But that’s not a satisfactory solution IMHO… Failover server and people with enough permissions to fix the servers in various timezones (so that folks don’t need to wait for US to wake up) might be a step in the right direction?
Should be back as of about 8 hours ago, around when @Janiczek posted. I shared the following info on a GitHub issue about the 502.
What happened?
This has happened once before, but at a better time of day. That time, I spent the next few days setting up monit so that the server could restart itself.
In this case, it looks like the server went down at the worst possible time for US-based admin. We had monit set up to restart the server if this ever happened, but it ran into trouble. It seems that restarting needed the HOME environment variable to be defined, but it was not defined in whatever context monit was trying to run the restart script.
Anyway, once US work hours started again, we got the server back up. Then figured out what the problem was that prevented monit from working. So the issue reported here should be resolved as of US morning.

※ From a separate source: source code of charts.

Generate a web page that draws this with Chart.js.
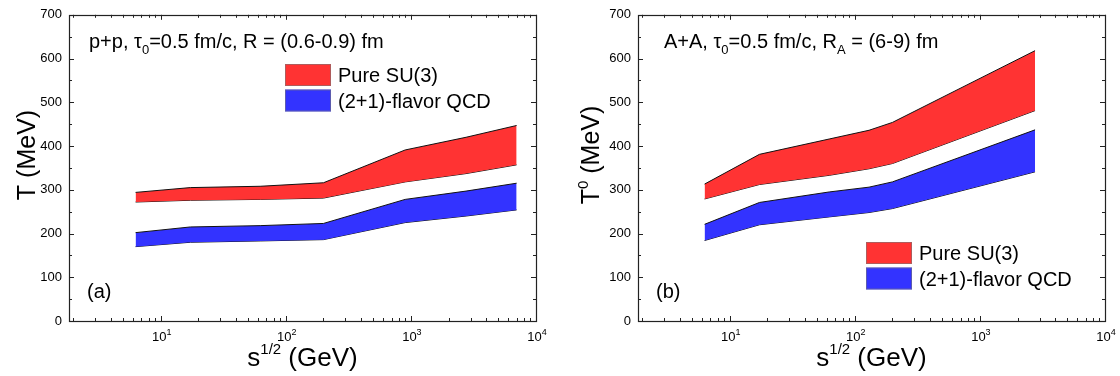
<!DOCTYPE html>
<html><head><meta charset="utf-8">
<script src="https://cdn.jsdelivr.net/npm/chart.js@4/dist/chart.umd.min.js"></script>
<style>
html,body{margin:0;padding:0;background:#fff;width:1120px;height:376px;overflow:hidden}
.p{position:absolute;top:0;width:560px;height:376px}
</style></head><body>
<div class="p" style="left:0"><canvas id="c1" width="560" height="376"></canvas></div>
<div class="p" style="left:560px"><canvas id="c2" width="560" height="376"></canvas></div>
<script>
// ---- data ----
const ppEnergy   = [6.3, 17.3, 62.4, 200, 900, 2760, 7000];
const ppSU3Upper = [294, 305, 308, 316, 391, 420, 447];
const ppSU3Lower = [272, 276, 278, 281, 318, 337, 357];
const ppQCDUpper = [202, 215, 218, 223, 278, 297, 315];
const ppQCDLower = [170, 180, 183, 186, 225, 240, 254];

const aaEnergy   = [6.3, 17.3, 62.4, 130, 200, 2760];
const aaSU3Upper = [313, 381, 416, 436, 454, 618];
const aaSU3Lower = [279, 312, 333, 348, 360, 481];
const aaQCDUpper = [221, 271, 295, 306, 318, 437];
const aaQCDLower = [184, 220, 238, 248, 257, 341];

const seriesLabels = ['Pure SU(3)', '(2+1)-flavor QCD'];
const seriesColors = ['#ff3333', '#3333ff'];
const yTickValues = [0, 100, 200, 300, 400, 500, 600, 700];
const xDecades = [1, 2, 3, 4];

const FF = '"Liberation Sans", Arial, Helvetica, sans-serif';

function pts(xs, ys){ return xs.map((x,i)=>({x:x, y:ys[i]})); }

function runs(ctx, parts, x, y, align){
  let total = 0;
  parts.forEach(p=>{ ctx.font = p[1]+'px '+FF; total += ctx.measureText(p[0]).width; });
  let cx = align==='center' ? x - total/2 : (align==='right' ? x - total : x);
  ctx.textAlign = 'left';
  ctx.textBaseline = 'alphabetic';
  parts.forEach(p=>{ ctx.font = p[1]+'px '+FF; ctx.fillText(p[0], cx, y + (p[2]||0)); cx += ctx.measureText(p[0]).width; });
}

function deco(opt){
  return {
    id: 'deco',
    afterDatasetsDraw(chart){
      const ctx = chart.ctx, a = chart.chartArea;
      const xs = chart.scales.x, ys = chart.scales.y;
      ctx.save();
      ctx.fillStyle = '#000';
      ctx.strokeStyle = '#222';
      ctx.lineWidth = 1;
      for (let v = 0; v <= 700; v += 50){
        const py = Math.round(ys.getPixelForValue(v)) + 0.5;
        const len = v % 100 === 0 ? 5 : 3;
        ctx.beginPath();
        ctx.moveTo(a.left, py); ctx.lineTo(a.left + len, py);
        ctx.moveTo(a.right, py); ctx.lineTo(a.right - len, py);
        ctx.stroke();
      }
      for (let e = 0; e <= 4; e++){
        for (let m = 1; m <= 9; m++){
          const v = m * Math.pow(10, e);
          if (v < xs.min || v > xs.max) continue;
          const px = Math.round(xs.getPixelForValue(v)) + 0.5;
          const len = m === 1 ? 5 : 3;
          ctx.beginPath();
          ctx.moveTo(px, a.bottom); ctx.lineTo(px, a.bottom - len);
          ctx.moveTo(px, a.top); ctx.lineTo(px, a.top + len);
          ctx.stroke();
        }
      }
      ctx.lineWidth = 1.2;
      ctx.strokeRect(Math.round(a.left)+0.5, Math.round(a.top)+0.5, Math.round(a.right-a.left), Math.round(a.bottom-a.top));
      xDecades.forEach(e=>{
        const px = xs.getPixelForValue(Math.pow(10, e));
        runs(ctx, [['10', 13], [String(e), 9, -6]], px + 1, 341, 'center');
      });
      runs(ctx, [['s', 26], ['1/2', 15, -12], [' (GeV)', 26]], (a.left + a.right)/2, 366, 'center');
      ctx.save();
      ctx.translate(opt.yTitleX, 155);
      ctx.rotate(-Math.PI/2);
      runs(ctx, opt.yTitle, 0, 0, 'center');
      ctx.restore();
      runs(ctx, opt.note, opt.noteX, 48, 'left');
      runs(ctx, [[opt.panel, 20]], opt.panelX, 298, 'left');
      seriesLabels.forEach((lab, i)=>{
        const by = opt.legY + i * 25.5;
        ctx.fillStyle = seriesColors[i];
        ctx.fillRect(opt.legX, by, 46, 22);
        ctx.strokeStyle = 'rgba(120,120,120,0.6)';
        ctx.lineWidth = 1;
        ctx.strokeRect(opt.legX + 0.5, by + 0.5, 45, 21);
        ctx.fillStyle = '#000';
        runs(ctx, [[lab, 20]], opt.legX + 53, by + 18, 'left');
      });
      ctx.restore();
    }
  };
}

function makeChart(id, energy, su3U, su3L, qcdU, qcdL, padRight, yWidth, opt){
  const ds = (data, fill, color) => ({
    data: data, fill: fill, backgroundColor: color, borderColor: '#111',
    borderWidth: 1, pointRadius: 0, tension: 0
  });
  return new Chart(document.getElementById(id), {
    type: 'line',
    data: {
      datasets: [
        ds(pts(energy, su3U), '+1', seriesColors[0]),
        ds(pts(energy, su3L), false, seriesColors[0]),
        ds(pts(energy, qcdU), '+1', seriesColors[1]),
        ds(pts(energy, qcdL), false, seriesColors[1])
      ]
    },
    options: {
      responsive: false, animation: false, devicePixelRatio: 1,
      layout: { padding: { left: 0, top: 12, right: padRight, bottom: 0 } },
      plugins: { legend: { display: false }, tooltip: { enabled: false } },
      scales: {
        x: {
          type: 'logarithmic', min: 1.85, max: 10000,
          grid: { display: false, drawTicks: false },
          border: { display: false },
          ticks: { display: false },
          afterFit: s => { s.height = 55; }
        },
        y: {
          type: 'linear', min: 0, max: 700,
          grid: { display: false, drawTicks: false },
          border: { display: false },
          afterBuildTicks: s => { s.ticks = yTickValues.map(v=>({value:v})); },
          ticks: { color: '#000', padding: 7, font: { family: FF, size: 13 } },
          afterFit: s => { s.width = yWidth; }
        }
      }
    },
    plugins: [deco(opt)]
  });
}

makeChart('c1', ppEnergy, ppSU3Upper, ppSU3Lower, ppQCDUpper, ppQCDLower, 24, 69, {
  yTitle: [['T (MeV)', 25]], yTitleX: 35,
  note: [['p+p, \u03C4', 20], ['0', 13, 6], ['=0.5 fm/c, R = (0.6-0.9) fm', 20]], noteX: 89,
  panel: '(a)', panelX: 87,
  legX: 285, legY: 64
});
makeChart('c2', aaEnergy, aaSU3Upper, aaSU3Lower, aaQCDUpper, aaQCDLower, 15, 78, {
  yTitle: [['T', 25], ['0', 15, -11], [' (MeV)', 25]], yTitleX: 39,
  note: [['A+A, \u03C4', 20], ['0', 13, 6], ['=0.5 fm/c, R', 20], ['A', 13, 6], [' = (6-9) fm', 20]], noteX: 104,
  panel: '(b)', panelX: 96,
  legX: 306, legY: 242
});
</script></body></html>
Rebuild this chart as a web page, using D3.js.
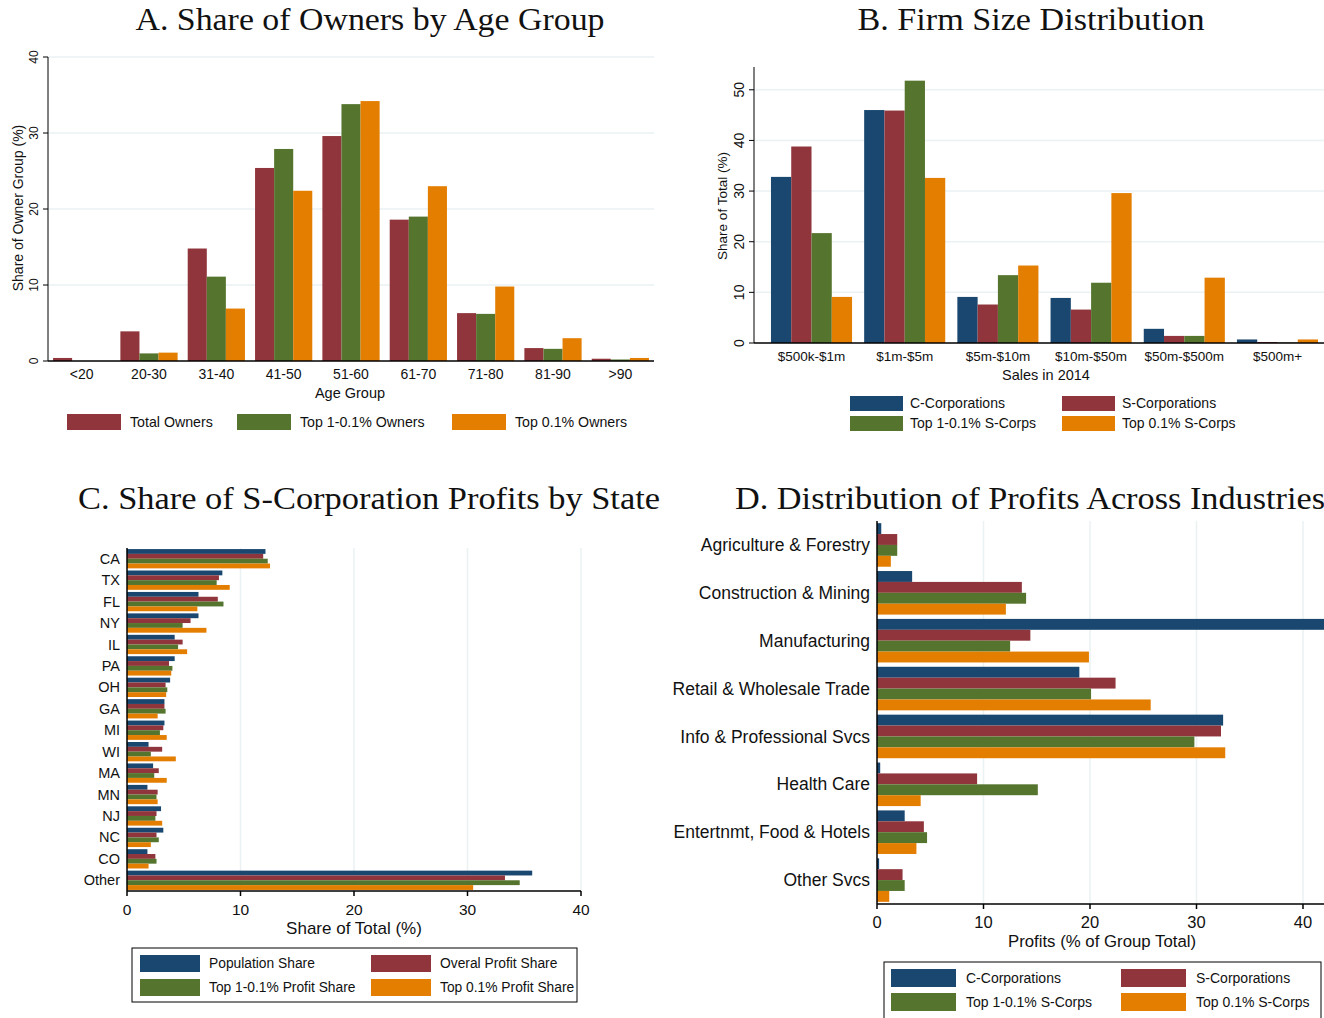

Additionally, I have added a new admin for the site who lives in Europe. Between these two things, I think the window of possible downtime should be a lot smaller. There will be an Elm event in Japan relatively soon, so perhaps we will be able to find someone there to add, further limiting the amount of time that are not covered by people at work.
Making CI more resilient
For folks who had trouble with CI, it is possible with most systems to cache the ~/.elm directory such that you do not need to talk to package.elm-lang.org or to github.com on normal builds. Only if a new package dependency is added.
People who had this configured did not experience any downtime on CI. I am asking community members to blog about this and make sure any default configurations out there are doing this.
We are hopeful the monit fix and the European admin will help with downtime, but configuring CI to save ~/.elm/ is a great way to be resilient to downtime elsewhere and to reduce build times in general.
What we are doing at my company is using Docker to build everything, in particular we run the elm compiler from a Docker container. This means we do not care what specific machine the CI runs on, as long as it has Docker installed. As we build not only elm projects but also C++, Fortran, etc., this is quite convenient and scales well.
We used to simply put the 0.19.1 directory under version control, which is inconvenient because it bloats the repository & dependencies are duplicated for each elm project. Then we tested removing those submodules (i.e. downloading from the internet at each fresh build) and literally four day later the elm package repository broke…
The problems I have with caching the .elm directory for CI are:
Each project has different dependencies so, eventually, your .elm directory becomes a very large subset of the whole elm package registry
We cannot execute the CI jobs on any runner (CI runners are no longer tool-agnostic)
In this thread, Evan says that he does not want to enable private repositories because it would add a lot of complexity to the package system. I think that simply enabling any git repository (not just Github) is sufficient: just require Github for published packages. This is more or less the idea developed here.
It would bring the following benefits:
Use private packages instead of git submodules
No single point of failure (elm package repository is one)
During the downtime somebody suggested that a CDN could be a good option.
Given Elm’s semantic versioning of packages it should be possible for the server to serve the assets with the Cache-Control: immutable header. The server would then serve the initial request for an asset, the CDN handling all requests thereafter. This would give us HA with very little maintenance overhead.
That looks like a great idea! I still think being able to specify any Git server & rejecting pushes to the package registry if any server is not GitHub would be a good idea, though, but your suggestion would certainly help mitigate the downtime problem.
Why not bake the package cache into your docker image? That way the tooling would still be machine-agnostic, but you won’t have to pay the penalty of downloading the dependencies each build, and you’ll be resilient to network issues.
Yes that’s an interesting idea. I suppose I would need one Docker image per project otherwise my Docker image would end up containing all of elm’s packages! I’ll see if I can figure something out. Thanks for the idea!
Python’s pip is an excellent example of something that just works and nobody complains about, and isn’t locked to github either.
You can just do pip install git+ssh://my.github.enterprise/my-project/my-repo@1234567890
Yes, there are other ways of doing it. In fact, I don’t know any other language that requires you to use GitHub… I’m not sure why we could not use the same technique as PIP: the use case looks fairly similar.